Texas has now become a "swing state" in the US election due to the impact of the epidemic. Since 1976, no Democratic presidential candidate has won in Texas, Lü said. Trump had "kidnapped" the Republican Party by withdrawing from the WHO.



 

 

Moreover, leaving the WHO will also hinder the US from having cooperation with the international organization and international community. The US Centers for Disease Control and Prevention relies heavily on the WHO to identity COVID-19 outbreaks from all over the world and share global epidemic data, including viral genomic sequences and vaccines, observers said. 

Foreign Policy reported on Tuesday that terminating the relationship means the global disease surveillance system will not be available for the US, which will now find it difficult to work with other countries under the WHO framework. 

It also remains a question whether the US will cooperate with the WHO in tracing the origin of the novel coronavirus. The US has reported the most confirmed COVID-19 cases during the pandemic, and its absence in the origin tracing work will make the work incomplete. The withdrawal would also make it difficult for the US to access a final COVID-19 vaccine if it is created successfully outside America, experts warned.

China's National Health Commission (NHC) and the World Health Organization (WHO) jointly hold a video conference to brief China's experience on COVID-19 response to international experts from various countries and representatives of some embassies in China and international organizations on Thursday.

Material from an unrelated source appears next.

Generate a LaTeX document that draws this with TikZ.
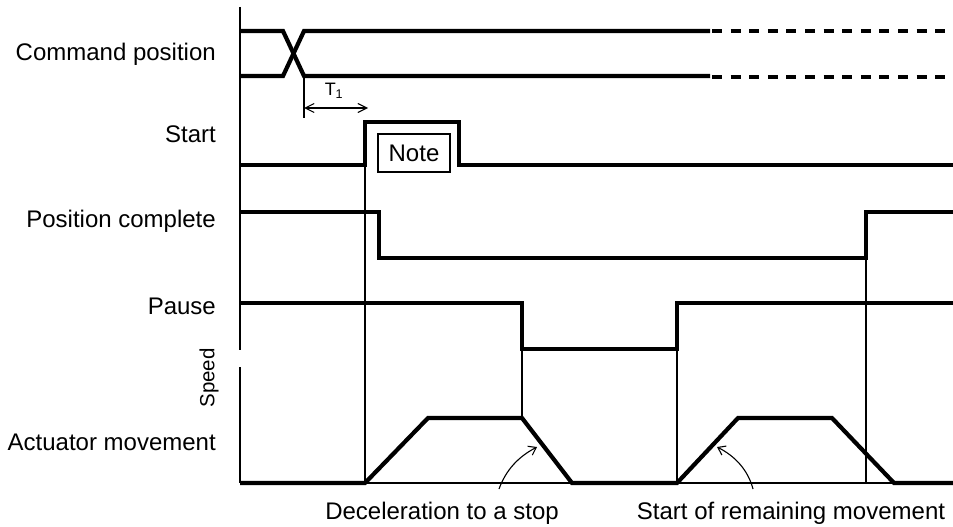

Photo: screenshot of the NHC



Unilateral move

The US withdrawal is not surprising, both from the perspective of Trump's personal interests and the recently deteriorating US epidemic situation, Chinese experts said.

Experts called the withdrawal "a process of political manipulation, serving Trump's needs for the upcoming elections" after the administration failed to properly control the US epidemic, and instead scapegoat China and WHO.  

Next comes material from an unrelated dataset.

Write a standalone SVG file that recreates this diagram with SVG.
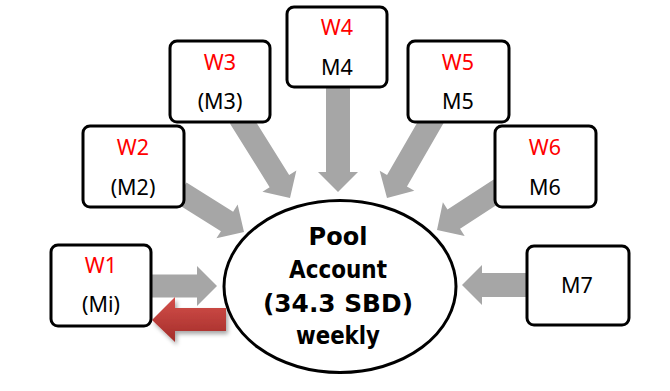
<svg xmlns="http://www.w3.org/2000/svg" width="670" height="391" viewBox="0 0 670 391">
  <defs>
    <style>
      .box { fill: #ffffff; stroke: #000000; stroke-width: 3; }
      .arrow { fill: #a6a6a6; }
      .w { font-family: "Noto Sans", "Liberation Sans", sans-serif; font-size: 21.5px; fill: #ff0000; text-anchor: middle; }
      .m { font-family: "Noto Sans", "Liberation Sans", sans-serif; font-size: 21.5px; fill: #000000; text-anchor: middle; }
      .pool { font-family: "DejaVu Sans", "Liberation Sans", sans-serif; font-size: 24px; font-weight: bold; fill: #000000; text-anchor: middle; }
    </style>
    <linearGradient id="redGrad" gradientUnits="userSpaceOnUse" x1="0" y1="297" x2="0" y2="342">
      <stop offset="0" stop-color="#d4504b"/>
      <stop offset="1" stop-color="#a32c29"/>
    </linearGradient>
    <filter id="shadow" x="-20%" y="-30%" width="150%" height="170%">
      <feDropShadow dx="2" dy="3" stdDeviation="2" flood-color="#000000" flood-opacity="0.35"/>
    </filter>
  </defs>

  <g id="connectors">
    <path class="arrow" transform="translate(217,286)" d="M0,0 L-20,-20 L-20,-11.5 L-72,-11.5 L-72,11.5 L-20,11.5 L-20,20 Z"/>
    <path class="arrow" transform="translate(244,232) rotate(32)" d="M0,0 L-20,-20 L-20,-11.5 L-75,-11.5 L-75,11.5 L-20,11.5 L-20,20 Z"/>
    <path class="arrow" transform="translate(290,198) rotate(58)" d="M0,0 L-20,-20 L-20,-11.5 L-95,-11.5 L-95,11.5 L-20,11.5 L-20,20 Z"/>
    <path class="arrow" transform="translate(338,192) rotate(90)" d="M0,0 L-20,-20 L-20,-12 L-108,-12 L-108,12 L-20,12 L-20,20 Z"/>
    <path class="arrow" transform="translate(387,198) rotate(120)" d="M0,0 L-20,-20 L-20,-11.5 L-95,-11.5 L-95,11.5 L-20,11.5 L-20,20 Z"/>
    <path class="arrow" transform="translate(437,230) rotate(147)" d="M0,0 L-20,-20 L-20,-11.5 L-75,-11.5 L-75,11.5 L-20,11.5 L-20,20 Z"/>
    <path class="arrow" transform="translate(462,285) rotate(180)" d="M0,0 L-20,-20 L-20,-12 L-70,-12 L-70,12 L-20,12 L-20,20 Z"/>
    <polygon fill="url(#redGrad)" filter="url(#shadow)" points="152,320 175,297 175,308 226,308 226,331 175,331 175,342"/>
  </g>

  <g id="pool">
    <ellipse cx="340" cy="286.5" rx="116" ry="86" fill="#ffffff" stroke="#000000" stroke-width="3"/>
    <text class="pool" x="338" y="245">Pool</text>
    <text class="pool" x="338" y="278" textLength="98" lengthAdjust="spacingAndGlyphs">Account</text>
    <text class="pool" x="338" y="312" textLength="150" lengthAdjust="spacingAndGlyphs">(34.3 SBD)</text>
    <text class="pool" x="338" y="344" textLength="84" lengthAdjust="spacingAndGlyphs">weekly</text>
  </g>

  <g id="w1">
    <rect class="box" x="51" y="245" width="100" height="81" rx="7"/>
    <text class="w" x="101" y="273">W1</text>
    <text class="m" x="101" y="312">(Mi)</text>
  </g>
  <g id="w2">
    <rect class="box" x="83" y="126" width="101" height="81" rx="7"/>
    <text class="w" x="133" y="155">W2</text>
    <text class="m" x="133" y="195">(M2)</text>
  </g>
  <g id="w3">
    <rect class="box" x="170" y="41" width="100" height="81" rx="7"/>
    <text class="w" x="220" y="70">W3</text>
    <text class="m" x="220" y="109">(M3)</text>
  </g>
  <g id="w4">
    <rect class="box" x="287" y="7" width="100" height="80" rx="7"/>
    <text class="w" x="337" y="35">W4</text>
    <text class="m" x="337" y="75">M4</text>
  </g>
  <g id="w5">
    <rect class="box" x="408" y="41" width="101" height="81" rx="7"/>
    <text class="w" x="458" y="70">W5</text>
    <text class="m" x="458" y="109">M5</text>
  </g>
  <g id="w6">
    <rect class="box" x="495" y="126" width="101" height="81" rx="7"/>
    <text class="w" x="545" y="155">W6</text>
    <text class="m" x="545" y="195">M6</text>
  </g>
  <g id="m7">
    <rect class="box" x="527" y="246" width="102" height="79" rx="7"/>
    <text class="m" x="577" y="293">M7</text>
  </g>
</svg>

It's another example of a unilateral US retreat from an international organization. It harms the efforts of the world in its fight against the epidemic and severely harms developing nations that most need international support, Chinese Foreign Ministry spokesperson Zhao Lijian said at a press conference on Wednesday. 

The move revealed that the Trump administration is angry after the WHO refused to support them in smearing and turning China into a scapegoat on the pandemic.

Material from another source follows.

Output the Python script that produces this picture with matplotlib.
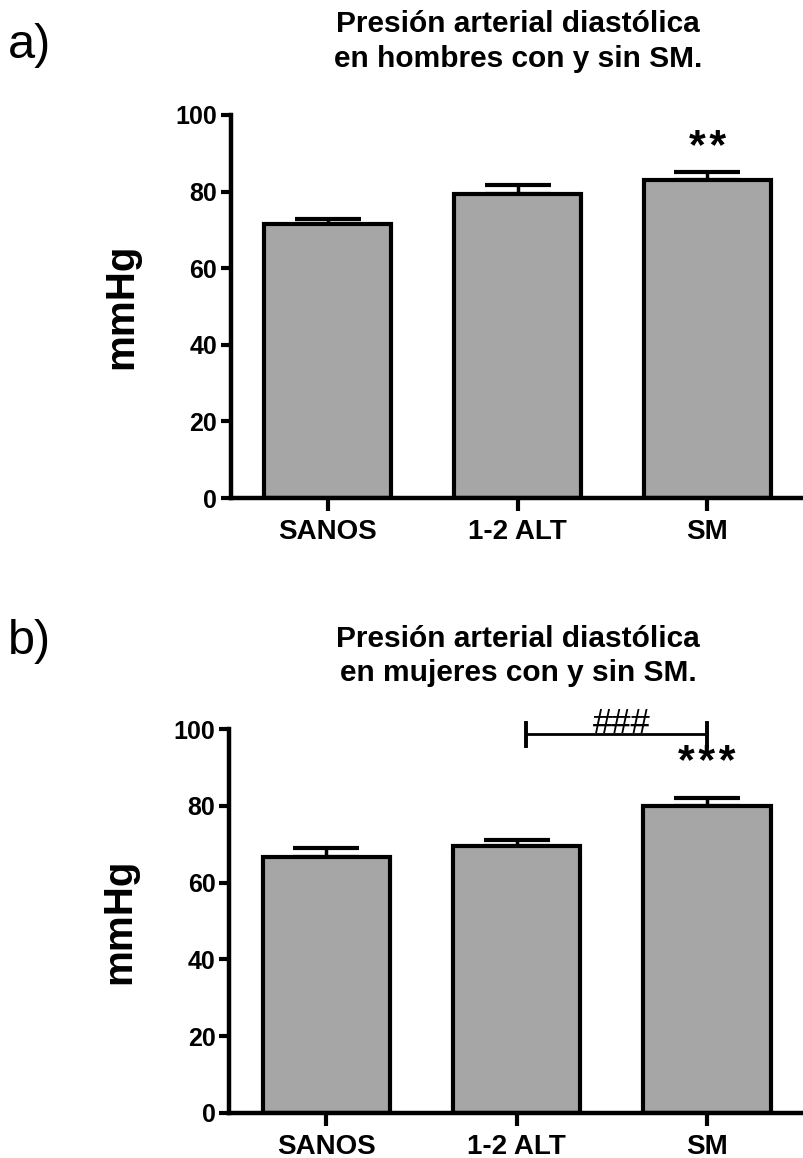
import matplotlib
matplotlib.use("Agg")
import matplotlib.pyplot as plt
import numpy as np

plt.rcParams['font.family'] = ['Liberation Sans', 'DejaVu Sans']

groups = ["SANOS", "1-2 ALT", "SM"]
men_mean = [71.5, 79.3, 82.9]
men_err = [1.4, 2.3, 2.1]
women_mean = [66.8, 69.6, 80.1]
women_err = [2.2, 1.5, 2.1]

bar_color = "#a6a6a6"
W, H = 804, 1158
hair = "\u200a"


def draw_panel(ax, means, errs):
    x = np.arange(len(groups))
    ax.bar(x, means, width=0.67, color=bar_color, edgecolor="black",
           linewidth=3, zorder=2)
    ax.errorbar(x, means, yerr=[np.zeros(len(errs)), errs], fmt="none",
                ecolor="black", elinewidth=2.5, capsize=23.5, capthick=3,
                zorder=1)
    ax.set_xlim(-0.51, 2.51)
    ax.set_ylim(0, 100)
    ax.set_yticks([0, 20, 40, 60, 80, 100])
    ax.set_xticks(x)
    ax.set_xticklabels(groups, fontsize=20, fontweight="bold")
    for lab in ax.get_yticklabels():
        lab.set_fontsize(18)
        lab.set_fontweight("bold")
    for s in ["top", "right"]:
        ax.spines[s].set_visible(False)
    for s in ["left", "bottom"]:
        ax.spines[s].set_linewidth(3.2)
    ax.tick_params(axis="y", length=7, width=3, pad=3)
    ax.tick_params(axis="x", length=9, width=3, pad=6)
    ax.set_ylabel("mmHg", fontsize=29, fontweight="bold")
    ax.yaxis.set_label_coords(-0.158, 0.5)


fig = plt.figure(figsize=(W / 100, H / 100), dpi=100)

ax1 = fig.add_axes([231 / W, (H - 498) / H, (W - 231) / W, 383 / H])
draw_panel(ax1, men_mean, men_err)
ax1.text(2, 88.4, hair.join("**"), ha="center", va="baseline", fontsize=31,
         fontweight="semibold")

ax2 = fig.add_axes([229.3 / W, (H - 1112.7) / H, (W - 229.3) / W, 383.4 / H])
draw_panel(ax2, women_mean, women_err)
ax2.plot([1.05, 2.0], [98.8, 98.8], color="black", lw=2, clip_on=False)
ax2.plot([1.05, 1.05], [95.6, 101.6], color="black", lw=2.8, clip_on=False)
ax2.plot([2.0, 2.0], [95.6, 101.6], color="black", lw=2.8, clip_on=False)
ax2.text(1.55, 101.6, "###", ha="center", va="center", fontsize=25)
ax2.text(2, 88.4, hair.join("***"), ha="center", va="baseline", fontsize=31,
         fontweight="semibold")

fig.text(518 / W, 1 - 41.5 / H, "Presión arterial diastólica\nen hombres con y sin SM.",
         ha="center", va="center", fontsize=21.5, fontweight="bold", linespacing=1.28)
fig.text(518 / W, 1 - 656 / H, "Presión arterial diastólica\nen mujeres con y sin SM.",
         ha="center", va="center", fontsize=21.5, fontweight="bold", linespacing=1.28)
fig.text(8 / W, 1 - 46 / H, "a)", ha="left", va="center", fontsize=35)
fig.text(8 / W, 1 - 641 / H, "b)", ha="left", va="center", fontsize=35)

fig.savefig("out.png", dpi=100)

Since Trump took office, the US political system has turned into a game of public opinion and entertainment rather than a mechanism to unite society and solve social problems, Chinese experts noted. Such poor tricks show that the US political system has turned into a state of rigidity and "senile dementia."

Apart from the withdrawal from the WHO, the US has also terminated its participation in various international organizations under the UN framework, including the UNESCO in 2019. 

Such actions by the US are a show of contempt for the core role and functions of the UN in handling global issues, Li said, saying it once again reflects the Trump administration's stubborn nationalism, and its dangerous policy choice of unilateralism.